= Dahlia Scheindlin =

American-Israeli journalist

Dahlia Scheindlin (Hebrew: דליה שיינדלין) is an American-Israeli political consultant, pollster, and journalist; she is the author of The Crooked Timber of Democracy in Israel, Promise Unfulfilled. She supports liberal causes and is an advocate of a confederation of two states as a solution to the Israeli-Palestinian conflict. She is a regular columnist at Haaretz newspaper.
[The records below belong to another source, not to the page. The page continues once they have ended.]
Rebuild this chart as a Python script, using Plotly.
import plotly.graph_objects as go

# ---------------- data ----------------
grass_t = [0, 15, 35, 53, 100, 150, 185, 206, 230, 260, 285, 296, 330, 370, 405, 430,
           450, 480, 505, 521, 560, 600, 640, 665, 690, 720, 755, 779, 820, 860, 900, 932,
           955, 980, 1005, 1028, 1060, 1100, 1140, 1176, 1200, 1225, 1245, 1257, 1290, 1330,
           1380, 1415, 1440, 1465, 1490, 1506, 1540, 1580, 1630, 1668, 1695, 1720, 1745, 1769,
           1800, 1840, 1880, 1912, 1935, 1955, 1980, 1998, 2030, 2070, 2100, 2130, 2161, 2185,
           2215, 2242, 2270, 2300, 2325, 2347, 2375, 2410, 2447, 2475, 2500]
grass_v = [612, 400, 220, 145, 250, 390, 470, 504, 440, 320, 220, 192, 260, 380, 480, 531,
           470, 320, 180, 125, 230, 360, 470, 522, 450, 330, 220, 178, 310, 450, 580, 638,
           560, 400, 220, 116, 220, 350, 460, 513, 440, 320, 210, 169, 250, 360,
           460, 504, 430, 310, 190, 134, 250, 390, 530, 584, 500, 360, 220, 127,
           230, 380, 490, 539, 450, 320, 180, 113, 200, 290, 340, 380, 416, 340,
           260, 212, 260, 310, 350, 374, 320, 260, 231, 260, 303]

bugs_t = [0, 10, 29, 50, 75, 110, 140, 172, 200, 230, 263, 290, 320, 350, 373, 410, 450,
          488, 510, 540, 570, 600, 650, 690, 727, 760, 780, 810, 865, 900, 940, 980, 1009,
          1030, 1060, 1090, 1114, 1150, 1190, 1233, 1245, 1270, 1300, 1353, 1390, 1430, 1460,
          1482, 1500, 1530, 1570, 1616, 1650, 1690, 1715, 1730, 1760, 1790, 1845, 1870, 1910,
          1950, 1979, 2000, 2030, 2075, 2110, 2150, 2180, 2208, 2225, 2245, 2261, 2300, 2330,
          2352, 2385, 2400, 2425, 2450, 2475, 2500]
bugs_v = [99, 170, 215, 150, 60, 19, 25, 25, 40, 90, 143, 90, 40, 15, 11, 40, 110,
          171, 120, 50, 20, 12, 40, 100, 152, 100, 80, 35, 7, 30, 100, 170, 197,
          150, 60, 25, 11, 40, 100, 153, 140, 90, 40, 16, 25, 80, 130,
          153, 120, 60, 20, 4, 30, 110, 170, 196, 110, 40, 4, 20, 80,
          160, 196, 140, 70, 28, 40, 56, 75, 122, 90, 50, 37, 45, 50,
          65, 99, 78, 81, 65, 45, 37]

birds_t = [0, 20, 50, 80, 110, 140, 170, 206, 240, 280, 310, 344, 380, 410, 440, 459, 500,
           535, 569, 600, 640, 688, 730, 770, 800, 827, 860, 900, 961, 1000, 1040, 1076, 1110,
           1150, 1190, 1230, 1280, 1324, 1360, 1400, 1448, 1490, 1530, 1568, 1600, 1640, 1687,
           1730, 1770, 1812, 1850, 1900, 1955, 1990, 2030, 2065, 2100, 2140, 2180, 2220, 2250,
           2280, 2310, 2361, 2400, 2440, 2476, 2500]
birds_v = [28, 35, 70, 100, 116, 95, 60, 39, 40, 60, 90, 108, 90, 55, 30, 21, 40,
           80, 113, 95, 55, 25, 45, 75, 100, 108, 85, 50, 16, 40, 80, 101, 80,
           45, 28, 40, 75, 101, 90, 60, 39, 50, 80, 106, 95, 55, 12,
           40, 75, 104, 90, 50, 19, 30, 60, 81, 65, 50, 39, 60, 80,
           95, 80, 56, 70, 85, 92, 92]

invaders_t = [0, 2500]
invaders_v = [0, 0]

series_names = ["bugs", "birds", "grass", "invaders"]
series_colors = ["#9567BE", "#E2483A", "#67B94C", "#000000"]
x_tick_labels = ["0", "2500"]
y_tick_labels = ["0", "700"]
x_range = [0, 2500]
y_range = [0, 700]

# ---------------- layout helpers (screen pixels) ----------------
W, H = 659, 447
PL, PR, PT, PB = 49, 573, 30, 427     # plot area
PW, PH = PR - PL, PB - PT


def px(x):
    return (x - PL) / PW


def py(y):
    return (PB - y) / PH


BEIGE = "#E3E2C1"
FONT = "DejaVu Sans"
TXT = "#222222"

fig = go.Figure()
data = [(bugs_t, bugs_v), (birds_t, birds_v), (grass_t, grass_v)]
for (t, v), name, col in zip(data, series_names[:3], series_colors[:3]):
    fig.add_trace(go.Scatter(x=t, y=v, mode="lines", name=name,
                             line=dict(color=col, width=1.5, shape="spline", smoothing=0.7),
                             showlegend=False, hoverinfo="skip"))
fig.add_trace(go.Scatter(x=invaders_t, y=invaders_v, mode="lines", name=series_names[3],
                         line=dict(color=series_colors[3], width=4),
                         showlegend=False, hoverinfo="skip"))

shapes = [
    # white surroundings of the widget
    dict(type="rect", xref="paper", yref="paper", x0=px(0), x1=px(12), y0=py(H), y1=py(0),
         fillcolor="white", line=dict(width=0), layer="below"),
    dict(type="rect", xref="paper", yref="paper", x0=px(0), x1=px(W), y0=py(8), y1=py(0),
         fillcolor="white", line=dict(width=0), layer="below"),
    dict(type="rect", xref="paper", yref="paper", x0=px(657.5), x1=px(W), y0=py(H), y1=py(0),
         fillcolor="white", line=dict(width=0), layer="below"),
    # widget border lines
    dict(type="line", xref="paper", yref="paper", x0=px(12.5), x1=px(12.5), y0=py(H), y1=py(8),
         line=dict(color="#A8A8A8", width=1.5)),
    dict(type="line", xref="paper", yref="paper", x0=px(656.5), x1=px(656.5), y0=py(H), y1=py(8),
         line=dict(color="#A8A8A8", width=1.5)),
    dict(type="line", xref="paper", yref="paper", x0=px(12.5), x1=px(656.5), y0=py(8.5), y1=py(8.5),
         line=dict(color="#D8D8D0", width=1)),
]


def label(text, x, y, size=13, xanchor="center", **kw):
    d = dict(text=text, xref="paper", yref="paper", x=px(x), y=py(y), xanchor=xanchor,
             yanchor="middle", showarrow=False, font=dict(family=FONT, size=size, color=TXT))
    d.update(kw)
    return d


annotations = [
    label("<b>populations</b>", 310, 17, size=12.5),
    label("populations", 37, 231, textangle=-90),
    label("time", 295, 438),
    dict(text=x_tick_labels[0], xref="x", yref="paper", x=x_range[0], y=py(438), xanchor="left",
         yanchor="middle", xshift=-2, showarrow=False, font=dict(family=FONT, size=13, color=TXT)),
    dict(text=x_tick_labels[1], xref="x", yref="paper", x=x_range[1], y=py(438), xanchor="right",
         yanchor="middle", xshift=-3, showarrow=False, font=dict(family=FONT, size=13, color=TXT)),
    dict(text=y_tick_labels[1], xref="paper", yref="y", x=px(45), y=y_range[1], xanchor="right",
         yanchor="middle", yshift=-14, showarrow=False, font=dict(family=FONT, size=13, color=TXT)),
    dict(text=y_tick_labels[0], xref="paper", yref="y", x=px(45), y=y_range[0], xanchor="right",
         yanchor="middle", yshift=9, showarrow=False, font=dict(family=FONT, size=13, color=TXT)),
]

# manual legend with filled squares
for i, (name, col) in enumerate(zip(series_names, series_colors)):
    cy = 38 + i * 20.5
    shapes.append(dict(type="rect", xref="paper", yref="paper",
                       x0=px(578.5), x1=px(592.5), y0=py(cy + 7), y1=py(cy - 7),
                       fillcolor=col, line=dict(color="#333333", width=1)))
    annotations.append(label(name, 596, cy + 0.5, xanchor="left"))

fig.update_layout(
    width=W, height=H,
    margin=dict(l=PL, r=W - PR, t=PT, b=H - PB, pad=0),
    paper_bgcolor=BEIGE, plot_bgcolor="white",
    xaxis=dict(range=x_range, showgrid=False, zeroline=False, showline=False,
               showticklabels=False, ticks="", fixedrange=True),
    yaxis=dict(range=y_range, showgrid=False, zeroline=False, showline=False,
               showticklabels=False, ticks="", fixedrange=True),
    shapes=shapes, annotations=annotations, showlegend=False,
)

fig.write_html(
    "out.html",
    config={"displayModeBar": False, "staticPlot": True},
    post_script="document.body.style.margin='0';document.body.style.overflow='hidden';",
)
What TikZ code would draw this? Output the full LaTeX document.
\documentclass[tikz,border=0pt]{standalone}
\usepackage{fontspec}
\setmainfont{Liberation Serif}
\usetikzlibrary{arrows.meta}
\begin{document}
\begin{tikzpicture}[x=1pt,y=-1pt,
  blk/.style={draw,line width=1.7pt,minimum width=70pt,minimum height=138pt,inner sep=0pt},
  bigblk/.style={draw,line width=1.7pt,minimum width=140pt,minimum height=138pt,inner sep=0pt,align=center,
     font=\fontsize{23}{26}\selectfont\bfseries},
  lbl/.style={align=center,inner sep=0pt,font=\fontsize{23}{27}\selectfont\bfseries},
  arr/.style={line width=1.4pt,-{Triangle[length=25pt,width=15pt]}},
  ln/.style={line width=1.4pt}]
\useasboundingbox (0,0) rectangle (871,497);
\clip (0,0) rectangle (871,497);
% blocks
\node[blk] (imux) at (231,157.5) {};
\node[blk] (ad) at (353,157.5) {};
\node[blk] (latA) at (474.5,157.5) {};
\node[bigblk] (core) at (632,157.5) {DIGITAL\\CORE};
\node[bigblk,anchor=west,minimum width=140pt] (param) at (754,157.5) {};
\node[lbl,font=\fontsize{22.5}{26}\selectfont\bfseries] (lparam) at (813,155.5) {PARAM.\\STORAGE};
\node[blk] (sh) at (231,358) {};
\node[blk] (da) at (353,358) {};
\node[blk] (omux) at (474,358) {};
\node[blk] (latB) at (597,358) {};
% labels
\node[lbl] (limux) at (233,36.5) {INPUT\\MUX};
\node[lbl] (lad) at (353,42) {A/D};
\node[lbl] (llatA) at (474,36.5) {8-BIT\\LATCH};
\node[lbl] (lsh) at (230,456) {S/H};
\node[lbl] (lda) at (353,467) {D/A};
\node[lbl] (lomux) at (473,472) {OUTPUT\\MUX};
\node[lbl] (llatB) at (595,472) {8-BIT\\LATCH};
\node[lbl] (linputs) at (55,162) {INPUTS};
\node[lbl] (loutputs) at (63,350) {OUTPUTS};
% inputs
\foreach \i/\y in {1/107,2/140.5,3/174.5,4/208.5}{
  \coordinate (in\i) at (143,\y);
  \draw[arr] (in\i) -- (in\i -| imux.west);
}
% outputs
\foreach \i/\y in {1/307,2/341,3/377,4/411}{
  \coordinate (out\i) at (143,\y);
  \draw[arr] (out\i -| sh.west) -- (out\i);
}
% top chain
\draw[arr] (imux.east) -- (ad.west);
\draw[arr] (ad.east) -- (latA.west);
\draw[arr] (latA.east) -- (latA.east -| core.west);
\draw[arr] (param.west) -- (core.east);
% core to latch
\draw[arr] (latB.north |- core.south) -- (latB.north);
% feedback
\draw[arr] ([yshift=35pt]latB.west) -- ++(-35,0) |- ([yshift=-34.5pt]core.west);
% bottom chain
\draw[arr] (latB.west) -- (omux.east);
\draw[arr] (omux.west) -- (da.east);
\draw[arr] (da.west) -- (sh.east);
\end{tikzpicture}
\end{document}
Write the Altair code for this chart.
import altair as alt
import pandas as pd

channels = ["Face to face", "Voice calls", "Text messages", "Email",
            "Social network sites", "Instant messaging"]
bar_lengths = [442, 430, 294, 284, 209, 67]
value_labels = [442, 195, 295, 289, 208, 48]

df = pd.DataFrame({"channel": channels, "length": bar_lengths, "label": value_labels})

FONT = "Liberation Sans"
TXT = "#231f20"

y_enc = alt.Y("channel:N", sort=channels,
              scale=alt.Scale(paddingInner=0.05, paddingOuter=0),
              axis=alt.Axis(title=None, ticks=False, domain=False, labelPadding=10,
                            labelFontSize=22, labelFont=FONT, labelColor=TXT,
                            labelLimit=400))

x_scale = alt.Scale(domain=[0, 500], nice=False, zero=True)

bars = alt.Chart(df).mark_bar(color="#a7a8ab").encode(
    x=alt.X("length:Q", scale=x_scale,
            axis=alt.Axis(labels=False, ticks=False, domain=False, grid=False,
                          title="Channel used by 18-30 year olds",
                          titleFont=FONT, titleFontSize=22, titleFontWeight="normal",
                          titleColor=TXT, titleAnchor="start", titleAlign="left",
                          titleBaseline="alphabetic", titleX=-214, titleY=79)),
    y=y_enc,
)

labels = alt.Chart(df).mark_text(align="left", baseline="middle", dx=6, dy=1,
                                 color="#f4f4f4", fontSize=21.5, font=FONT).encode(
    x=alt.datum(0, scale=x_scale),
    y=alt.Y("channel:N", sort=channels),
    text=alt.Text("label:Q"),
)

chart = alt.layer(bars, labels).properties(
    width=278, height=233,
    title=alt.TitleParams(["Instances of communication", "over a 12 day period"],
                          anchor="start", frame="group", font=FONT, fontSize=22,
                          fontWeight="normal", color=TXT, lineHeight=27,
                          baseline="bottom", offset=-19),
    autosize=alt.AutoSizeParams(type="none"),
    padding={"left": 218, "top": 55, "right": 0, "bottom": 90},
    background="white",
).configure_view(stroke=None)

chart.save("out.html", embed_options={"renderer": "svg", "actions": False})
==Early life and education==
Scheindlin is from New York. Her mother is Judge Shira Scheindlin, who in 2014 ruled that stop and frisk is unconstitutional. Her father, Raymond, is professor emeritus at the Jewish Theological Seminary. She received a BA from McGill University in comparative religion and an MA from Harvard Divinity School. She moved to Israel in 1997 and later received a PhD in political science from Tel Aviv University. She began working in public opinion research and political campaigns in 1999, and has consulted on nine national campaigns in Israel, in addition to polling for electoral and public affairs campaigns in 15 other countries.

==Career==

===Political consultant===
Scheindlin was a political consultant on nine Israeli national elections over 26 years. She has done similar work in 15 countries and regions. She has had fellowships at Columbia University, Mitvim, the University of Pennsylvania, and The Century Foundation.

===Polling===
Scheindlin has conducted extensive public opinion and policy research on the Israeli–Palestinian conflict including, since 2016, participating in a 25-year-old series of Israeli-Palestinian public opinion surveys with the Palestinian Center for Policy and Survey Research. Findings indicated declining support for the two-state solution. Polling in 2024 showed strong support for the Gaza war, but support for Israeli leadership at its lowest level ever.

===Journalism===
Scheindlin has written for Foreign Affairs, The New York Times, Haaretz, The Guardian, Time, and other publications. She is the co-founder of +972 Magazine, a left-wing news and opinion online magazine established in 2010.

===Writings===
- Gaza war: "October 7 was a watershed moment that startled Israeli Jews and has been manipulated and fetishized for political gain since it occurred." "The government has abandoned the hostages and the people in general, for its own political survival." She has called Israeli leaders of the war effort "madmen".
- Confederated two-state solution: Scheindlin recognizes the difficulty of getting Israeli and Palestinian support for the idea, but has said "that doesn't mean we should not try". She believes the two-state solution is dead. The best option is a Palestinian-Israeli confederation.
- Oslo Accords: She feels the accords should have been a path to peace. But since 1993 Israeli governments have been using it as a cover for the occupation, "enabling Israel's profound penetration into Palestinian life, through physical, military, bureaucratic, and cyber-surveillance mechanisms" and maintaining "Israel's military control over all of the West Bank, and over Gaza by controlling its borders, airspace, and seaports." She describes this as a betrayal of the accords' intent.
- The Israeli left: Scheindlin says that in Israel, the "left" stands for the idea that Palestinians and Israelis can split their differences and their land, live more peacefully if not perfectly, and perhaps one day reconcile. "I have held these views for my entire adult life, and have spent my career working with political parties, civil society groups, and media outlets advocating them—which can sometimes lead to despair."
- Democracy: In her book The Crooked Timber of Democracy in Israel, she documents the flaws and missing pillars of democracy in Israel from pre-state Zionism through to the mass democracy movement of 2023. But she says, "Zionism cannot be predicated on preventing the self-determination of Palestinians and still be democratic" and that Israel is "democratic enough to know how undemocratic it is".